Surfing: Okay, first things first, learn to surf. Once you have that in the bag, we’d be pointing you towards Kuta in Lombok, and Maluk and Lakey in Sumbawa. As with the cooking courses, we’re just scraping the surface here. Indonesia has a lot of waves.

Surfing in Bali via Epic Gap Year

Courses and personal improvement: Seen Eat Pray Love? Yoga mat packed? Destination Ubud.

How long to go for

When you’re talking about a nation of some 17,000 islands, you need to be realistic in what you are trying to achieve. Simply put, we’d say a reasonable timeline to travel from Pulau Weh in the west to Kupang in the east, with a few side trips here and there, would require a minimum of six months. Minimum.

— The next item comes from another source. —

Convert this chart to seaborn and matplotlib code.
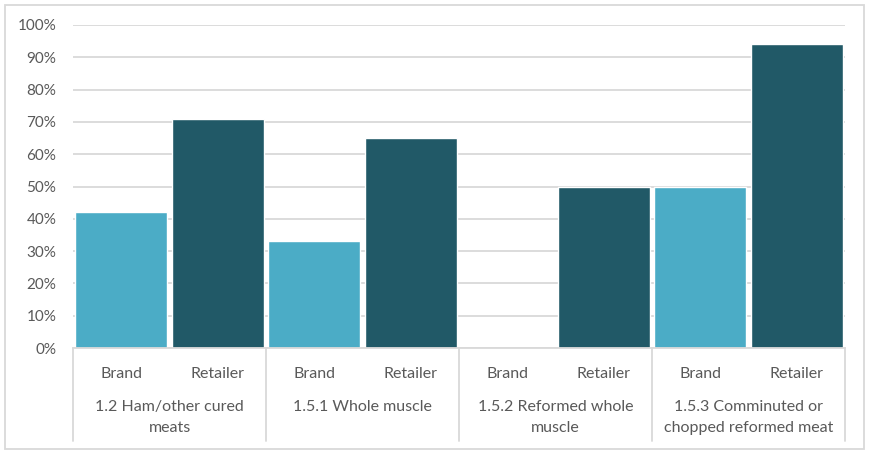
import matplotlib
matplotlib.use('Agg')
import matplotlib.pyplot as plt
import matplotlib.transforms as mtransforms
from matplotlib.patches import Rectangle
from matplotlib.ticker import PercentFormatter
import pandas as pd
import seaborn as sns

# Chart data
groups = ['1.2 Ham/other cured\nmeats', '1.5.1 Whole muscle',
          '1.5.2 Reformed whole\nmuscle', '1.5.3 Comminuted or\nchopped reformed meat']
owner_types = ['Brand', 'Retailer']
brand_share = [0.42, 0.33, None, 0.50]
retailer_share = [0.71, 0.65, 0.50, 0.94]

rows = []
for g, b, r in zip(groups, brand_share, retailer_share):
    rows.append({'group': g, 'type': 'Brand', 'value': b})
    rows.append({'group': g, 'type': 'Retailer', 'value': r})
df = pd.DataFrame(rows)
df['slot'] = df['group'] + ' | ' + df['type']
order = list(df['slot'])

sns.set_style('white')
plt.rcParams['font.family'] = ['Lato', 'DejaVu Sans']
text_color = '#595959'
grid_color = '#D9D9D9'

fig = plt.figure(figsize=(8.69, 4.54), dpi=100)
ax = fig.add_axes([73 / 869, 1 - 348 / 454, (845 - 73) / 869, (348 - 25) / 454])

# Draw bars
sns.barplot(data=df.dropna(), x='slot', y='value', hue='type', order=order,
            hue_order=owner_types, palette=['#4BACC6', '#215967'], saturation=1,
            dodge=False, width=0.95, legend=False, ax=ax)

ax.set_xlim(-0.5, len(order) - 0.5)
ax.set_ylim(0, 1)
ax.set_yticks([i / 10 for i in range(11)])
ax.yaxis.set_major_formatter(PercentFormatter(1.0, decimals=0))
ax.yaxis.grid(True, color=grid_color, linewidth=1.3)
ax.set_axisbelow(True)
ax.set_xlabel('')
ax.set_ylabel('')

for side in ['top', 'right', 'left']:
    ax.spines[side].set_visible(False)
ax.spines['bottom'].set_color(grid_color)
ax.spines['bottom'].set_linewidth(1.3)

ax.tick_params(axis='y', length=0, pad=12, labelsize=11, labelcolor=text_color)
ax.set_xticks(range(len(order)))
ax.set_xticklabels(list(df['type']))
ax.tick_params(axis='x', length=0, pad=14, labelsize=11.5, labelcolor=text_color)

# Group labels and separators under the axis
trans = mtransforms.blended_transform_factory(ax.transData, ax.transAxes)
axis_px = 348 - 25
for i, g in enumerate(groups):
    center = i * 2 + 0.5
    ax.text(center, -(407 - 348 - 7) / axis_px, g, transform=trans, ha='center', va='top',
            fontsize=11.5, color=text_color, linespacing=1.65)
for i in range(len(groups) + 1):
    xpos = i * 2 - 0.5
    ax.plot([xpos, xpos], [0, -(441 - 348) / axis_px], transform=trans,
            color=grid_color, linewidth=1.3, clip_on=False)

# Outer chart border
fig.patches.append(Rectangle((5 / 869, 5 / 454), 859 / 869, 444 / 454,
                             transform=fig.transFigure, fill=False,
                             edgecolor=grid_color, linewidth=1.3))

fig.savefig('out.png', dpi=100)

Two weeks should be about your baseline for any one of the main islands—and while that will be sufficient for you to knock off some of the main attractions at a comfortable pace, a month is a better spread. A month in Sumatra, a month in Bali, a month in Lombok, a month in Sumbawa, a month in Flores … You did put your leave form in right?

Trying to cover too much territory in too little time does not work in Indonesia. If you have limited time (say two weeks) make judicious use of domestic flights and be selective in where you go. Jakarta, Yogyakarta, Ubud and Gili T will work in two weeks assuming you’re flying the longer legs—we wouldn’t advise trying to fit in more.

If you are planning a longer stay, it pays to familiarise yourself with Indonesia’s visa rules. They change occasionally and some rules are enforced haphazardly, complicating what should be a simple process.